A Procuradoria-Geral da República (PGR) ainda avalia o peso dos relatos de Cid para fundamentar as denúncias. Contudo, com os questionamentos em torno de sua memória e a apresentação do áudio que contradiz a tese de golpe, a credibilidade do militar pode se tornar um ponto sensível no avanço do caso.
O contexto do artigo 142
Vale lembrar que o artigo 142 da Constituição Federal, frequentemente citado nas discussões sobre intervenção militar, não dá respaldo legal a ações de ruptura institucional. Especialistas e juristas são praticamente unânimes ao afirmar que esse dispositivo não autoriza as Forças Armadas a intervirem em processos democráticos.
A alegação de que haveria um embasamento jurídico para impedir a posse de Lula sempre foi tratada com ceticismo por instituições e analistas políticos. O áudio divulgado reforça a leitura de que Bolsonaro, mesmo diante da pressão de aliados, teria evitado aderir a qualquer iniciativa nesse sentido.
Conclusão: depoimento gera mais dúvidas que certezas
O depoimento de Mauro Cid, que era aguardado como um possível divisor de águas na investigação, acabou levantando mais dúvidas do que respostas definitivas. A defesa de Jair Bolsonaro conseguiu usar o próprio conteúdo trazido por Cid para questionar sua confiabilidade e expor possíveis invenções e omissões.

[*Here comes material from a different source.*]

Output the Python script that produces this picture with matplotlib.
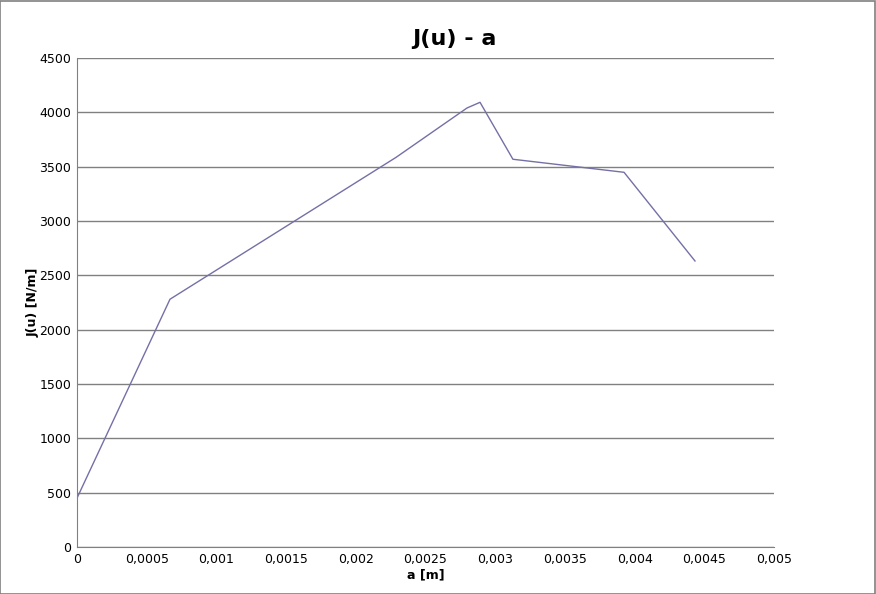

Enquanto o STF segue conduzindo as oitivas e apurando os fatos, o cenário continua envolto em incertezas. A figura de Mauro Cid, antes discreta, permanece no centro de um dos episódios mais controversos do pós-eleições de 2022. Resta saber se suas palavras terão o peso necessário para sustentar as acusações ou se cairão por terra diante das contradições apontadas.